International Journal of Computer Applications |
Foundation of Computer Science (FCS), NY, USA |
Volume 186 - Number 37 |
Year of Publication: 2024 |
Authors: Purnima Chandrasekar, Shailendra Pratap Shastri |
10.5120/ijca2024923947 |
Purnima Chandrasekar, Shailendra Pratap Shastri . Step-by-step Approach to Automatic Speech Emotion Recognition. International Journal of Computer Applications. 186, 37 ( Aug 2024), 37-43. DOI=10.5120/ijca2024923947
Humans use emotions to express themselves naturally either through facial expressions or through speech. Emotions play an important role in influencing the decision-making capability of human beings as human mind is influenced by personal experiences as well as physiological, communicative and behavioral reaction to external stimulus. While considering emotions displayed through speech, one needs to understand that a speech signal not only conveys the emotional state of the speaker which is visible from the intent of the message as well as the gender of the person and the language spoken.

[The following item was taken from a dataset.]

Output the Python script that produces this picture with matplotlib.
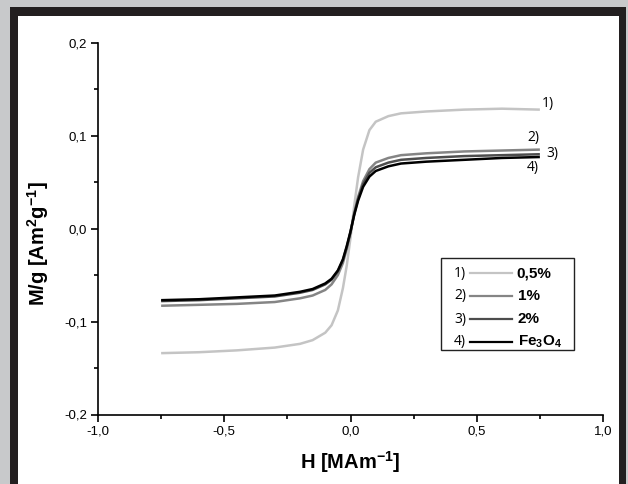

While an effective communication between humans through speech ensures exchange of right amount of ideas, messages and perceptions, interaction between human and machine with the same intent becomes challenging as a machine is expected to mimic the mechanism of human perception. Automatic Speech Emotion recognition (ASER) systems has found usefulness in several applications viz. healthcare, counseling, call center communication etc. Primary to this system are three basic components viz. creation of emotional speech corpus, extraction of features relevant to emotion detection and classification of emotion in the test speech using appropriate classifiers. This paper surveys extensively the prominent features extracted, several dimension reduction techniques and classifiers commonly used in recent times. It also throws light on the concept of auto encoders being used in recent times in the process of ASER.